The logic behind Infolady is simple, she notes: if people cannot access technology, then technology needs to travel to them.

The women crisscross the countryside, carrying equipment able to take and send test results to medical clinics, offering prenatal checks, or setting up Skype sessions for villagers. They also carry offline content on their laptops, such as educational videos about farming. The scheme is not charity. Instead, the women charge a small fee for each service, allowing them to earn an income and invest back into their business.

“Dnet believes that when there is no other solution, charity may work,” says Raihan. “However, for sustained improvement of the lives of marginalised people, we need to create opportunities for them through entrepreneurship.”
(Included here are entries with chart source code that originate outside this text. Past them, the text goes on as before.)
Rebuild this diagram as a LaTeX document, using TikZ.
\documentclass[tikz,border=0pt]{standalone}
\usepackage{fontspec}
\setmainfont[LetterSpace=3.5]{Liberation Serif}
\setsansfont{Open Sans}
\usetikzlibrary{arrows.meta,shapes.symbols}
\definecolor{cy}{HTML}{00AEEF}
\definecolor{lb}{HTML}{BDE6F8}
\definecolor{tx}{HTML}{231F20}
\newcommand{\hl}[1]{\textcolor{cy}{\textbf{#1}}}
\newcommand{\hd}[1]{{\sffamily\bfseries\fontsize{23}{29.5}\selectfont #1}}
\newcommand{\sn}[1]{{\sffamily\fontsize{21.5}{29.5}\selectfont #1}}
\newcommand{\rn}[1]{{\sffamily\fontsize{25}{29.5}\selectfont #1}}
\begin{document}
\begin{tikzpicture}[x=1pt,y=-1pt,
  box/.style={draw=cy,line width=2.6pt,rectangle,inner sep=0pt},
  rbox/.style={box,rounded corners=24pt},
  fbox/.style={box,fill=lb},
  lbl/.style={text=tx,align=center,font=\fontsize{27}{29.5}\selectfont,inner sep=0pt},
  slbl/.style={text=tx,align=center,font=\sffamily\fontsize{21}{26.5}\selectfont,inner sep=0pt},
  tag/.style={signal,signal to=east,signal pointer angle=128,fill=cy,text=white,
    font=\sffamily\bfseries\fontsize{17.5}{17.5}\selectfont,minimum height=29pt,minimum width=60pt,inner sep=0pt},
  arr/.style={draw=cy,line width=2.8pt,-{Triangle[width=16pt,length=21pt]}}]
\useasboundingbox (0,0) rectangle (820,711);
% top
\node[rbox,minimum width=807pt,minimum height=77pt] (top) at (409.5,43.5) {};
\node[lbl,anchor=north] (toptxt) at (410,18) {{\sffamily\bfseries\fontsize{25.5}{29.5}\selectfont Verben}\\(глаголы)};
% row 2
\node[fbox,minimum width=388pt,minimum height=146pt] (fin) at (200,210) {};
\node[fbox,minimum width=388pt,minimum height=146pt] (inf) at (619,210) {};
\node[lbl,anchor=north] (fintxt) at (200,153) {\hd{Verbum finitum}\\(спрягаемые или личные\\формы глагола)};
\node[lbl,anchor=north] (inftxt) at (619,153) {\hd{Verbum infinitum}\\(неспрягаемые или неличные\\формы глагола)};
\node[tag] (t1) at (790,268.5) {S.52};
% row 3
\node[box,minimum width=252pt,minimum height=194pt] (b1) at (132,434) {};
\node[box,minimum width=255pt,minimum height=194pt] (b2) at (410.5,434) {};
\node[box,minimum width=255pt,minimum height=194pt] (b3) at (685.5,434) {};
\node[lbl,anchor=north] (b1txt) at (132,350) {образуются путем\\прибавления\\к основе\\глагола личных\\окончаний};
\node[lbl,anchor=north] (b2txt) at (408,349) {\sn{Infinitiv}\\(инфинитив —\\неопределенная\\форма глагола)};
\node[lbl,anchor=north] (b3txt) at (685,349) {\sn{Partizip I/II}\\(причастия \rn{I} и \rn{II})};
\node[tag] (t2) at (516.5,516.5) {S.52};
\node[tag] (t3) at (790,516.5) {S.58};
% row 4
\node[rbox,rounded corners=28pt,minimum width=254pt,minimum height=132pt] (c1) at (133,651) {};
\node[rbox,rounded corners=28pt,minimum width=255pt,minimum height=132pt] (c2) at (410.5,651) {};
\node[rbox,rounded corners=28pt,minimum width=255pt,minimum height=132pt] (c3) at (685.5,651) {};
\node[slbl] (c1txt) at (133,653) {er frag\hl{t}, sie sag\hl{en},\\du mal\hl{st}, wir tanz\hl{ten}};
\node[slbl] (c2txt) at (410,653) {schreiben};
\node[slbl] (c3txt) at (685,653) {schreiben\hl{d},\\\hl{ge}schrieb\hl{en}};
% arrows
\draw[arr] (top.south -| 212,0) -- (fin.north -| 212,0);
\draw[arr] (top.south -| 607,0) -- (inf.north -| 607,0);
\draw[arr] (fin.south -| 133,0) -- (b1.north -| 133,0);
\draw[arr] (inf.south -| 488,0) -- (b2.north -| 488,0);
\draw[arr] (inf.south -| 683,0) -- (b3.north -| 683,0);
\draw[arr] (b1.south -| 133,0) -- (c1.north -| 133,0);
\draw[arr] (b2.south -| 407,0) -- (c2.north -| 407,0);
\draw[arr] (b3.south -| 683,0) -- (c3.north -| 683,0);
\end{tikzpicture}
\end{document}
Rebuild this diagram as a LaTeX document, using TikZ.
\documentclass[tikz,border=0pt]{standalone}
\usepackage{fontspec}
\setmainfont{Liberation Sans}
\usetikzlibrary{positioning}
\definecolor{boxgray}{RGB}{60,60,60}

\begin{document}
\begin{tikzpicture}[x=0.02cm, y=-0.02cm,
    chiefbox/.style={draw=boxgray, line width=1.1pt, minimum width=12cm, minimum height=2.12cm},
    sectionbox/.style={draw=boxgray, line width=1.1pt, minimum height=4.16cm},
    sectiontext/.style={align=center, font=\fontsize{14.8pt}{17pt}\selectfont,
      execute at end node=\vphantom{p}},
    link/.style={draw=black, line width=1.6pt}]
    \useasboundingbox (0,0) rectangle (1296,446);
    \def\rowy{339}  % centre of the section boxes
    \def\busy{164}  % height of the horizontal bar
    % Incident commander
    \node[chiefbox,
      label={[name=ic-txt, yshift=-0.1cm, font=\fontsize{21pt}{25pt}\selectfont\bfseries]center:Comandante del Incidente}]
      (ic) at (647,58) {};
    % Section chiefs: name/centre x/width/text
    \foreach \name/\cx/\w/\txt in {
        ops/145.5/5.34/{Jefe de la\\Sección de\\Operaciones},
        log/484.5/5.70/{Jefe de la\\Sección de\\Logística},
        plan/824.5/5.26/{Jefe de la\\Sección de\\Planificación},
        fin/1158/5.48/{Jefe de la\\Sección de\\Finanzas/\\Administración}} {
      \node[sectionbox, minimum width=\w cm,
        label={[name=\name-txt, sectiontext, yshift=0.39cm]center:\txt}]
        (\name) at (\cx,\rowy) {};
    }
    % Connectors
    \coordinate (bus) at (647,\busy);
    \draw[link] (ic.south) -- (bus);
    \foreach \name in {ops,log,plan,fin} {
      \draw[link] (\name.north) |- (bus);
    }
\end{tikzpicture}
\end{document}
Most Infoladies are between 18 and 35 years old, married, living with their in-laws and from very poor families. Many have never seen a laptop before. New joiners undergo at least nine days of training in basic skills, healthcare and technology, before deciding on the suite of services they want to offer to their rural customers.

Infoladies can pick from services such as blood pressure tests, priced at about $0.13, pregnancy risk assessments for $0.06, or internet browsing for $0.39, for customers who want to job-hunt or check their exam results. Infoladies also offer Skype calls at $1.30 an hour, providing a chance for families to contact male relatives who often work overseas.
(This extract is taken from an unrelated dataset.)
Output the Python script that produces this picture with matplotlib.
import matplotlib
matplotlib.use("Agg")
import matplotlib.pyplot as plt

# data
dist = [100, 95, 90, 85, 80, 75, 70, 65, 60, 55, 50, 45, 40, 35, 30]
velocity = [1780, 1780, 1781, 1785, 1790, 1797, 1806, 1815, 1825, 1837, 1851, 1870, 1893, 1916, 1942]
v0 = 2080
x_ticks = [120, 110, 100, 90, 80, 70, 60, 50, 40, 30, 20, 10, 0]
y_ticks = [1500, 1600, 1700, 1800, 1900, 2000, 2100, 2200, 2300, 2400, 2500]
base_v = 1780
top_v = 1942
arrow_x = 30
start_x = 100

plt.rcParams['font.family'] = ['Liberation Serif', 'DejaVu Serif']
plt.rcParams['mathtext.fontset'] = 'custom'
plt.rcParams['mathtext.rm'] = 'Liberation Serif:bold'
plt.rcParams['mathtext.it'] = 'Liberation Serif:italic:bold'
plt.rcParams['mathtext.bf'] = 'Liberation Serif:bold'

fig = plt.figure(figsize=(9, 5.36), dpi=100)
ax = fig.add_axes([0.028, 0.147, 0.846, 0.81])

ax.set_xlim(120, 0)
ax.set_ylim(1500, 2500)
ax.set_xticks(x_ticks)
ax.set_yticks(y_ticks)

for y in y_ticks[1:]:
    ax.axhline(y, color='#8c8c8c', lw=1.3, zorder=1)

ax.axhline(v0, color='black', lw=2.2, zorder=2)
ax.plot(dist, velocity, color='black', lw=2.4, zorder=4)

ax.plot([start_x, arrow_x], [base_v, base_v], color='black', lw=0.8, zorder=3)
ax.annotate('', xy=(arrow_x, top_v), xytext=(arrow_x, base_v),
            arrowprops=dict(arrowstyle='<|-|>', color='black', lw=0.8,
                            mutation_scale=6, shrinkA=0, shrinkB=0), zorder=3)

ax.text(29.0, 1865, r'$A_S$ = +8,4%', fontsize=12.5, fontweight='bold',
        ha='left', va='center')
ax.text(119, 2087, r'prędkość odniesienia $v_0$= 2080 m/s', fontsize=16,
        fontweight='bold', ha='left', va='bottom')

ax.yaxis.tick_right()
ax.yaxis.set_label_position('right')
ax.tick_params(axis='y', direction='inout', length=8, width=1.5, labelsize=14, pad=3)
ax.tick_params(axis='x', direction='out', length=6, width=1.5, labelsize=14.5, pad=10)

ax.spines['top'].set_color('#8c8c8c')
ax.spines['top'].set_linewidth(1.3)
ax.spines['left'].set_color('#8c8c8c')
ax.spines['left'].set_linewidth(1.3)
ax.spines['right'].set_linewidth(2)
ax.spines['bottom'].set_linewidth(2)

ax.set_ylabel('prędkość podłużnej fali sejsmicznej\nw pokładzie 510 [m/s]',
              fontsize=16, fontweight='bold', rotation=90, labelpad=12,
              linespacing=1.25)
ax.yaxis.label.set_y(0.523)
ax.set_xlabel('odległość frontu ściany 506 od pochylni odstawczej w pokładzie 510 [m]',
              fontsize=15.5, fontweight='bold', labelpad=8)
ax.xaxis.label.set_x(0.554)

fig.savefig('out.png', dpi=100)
“All the health-related services are popular,” says Soma, who also offers mHealth for pregnant women, where advice is sent by mobile phone. “There are no well-equipped community clinics in these villages for getting proper medical treatment.”

Soma earns between $100 and $125 a month, a typical income for an Infolady that stretches up to $150 for some. She also pays back $30 each month for her loan. Infoladies purchase their equipment using a mix of their own savings and a bank loan with preferential terms.

“Currently, the National Bank Limited, Bangladesh provides loans where Infoladies pay 9 per cent interest,” explains Raihan. “Commercial interest rates in Bangladesh are usually between 15 and 17 per cent.”

The average set-up cost is between BDT35,000 and BDT75,000 (about $440 to $945), including the cost of a bicycle.

Dnet operates a franchise model, which sees each Infolady buy her equipment from a local hub. To date, these hubs have been run by NGOs, which has slowed the growth of the programme, says its head, Mohiuddin. Not-for-profits have been less eager to take up the social enterprise approach and reluctant to pay the franchisee fee. Infolady hopes to court other social enterprises, to persuade them to invest in, and help scale up, the programme.

Rolled out on a larger scale, Infolady could reach many more rural communities. Now with 50 Infoladies, the scheme covers 300 villages and has impacted more than 300,000 rural citizens in Bangladesh. By the end of 2016, Dnet hopes to have three Infoladies per sub-district across Bangladesh – some 13,500 in total.

For Soma, the impact on communities’ wellbeing is tangible. When one of her customers was woken up in the middle of the night by pregnancy complications, she gave Soma a call. Soma connected her to a doctor through the mHealth service she had installed on the woman’s mobile phone. “Today, when I see her baby, my heart fills with joy,” she says.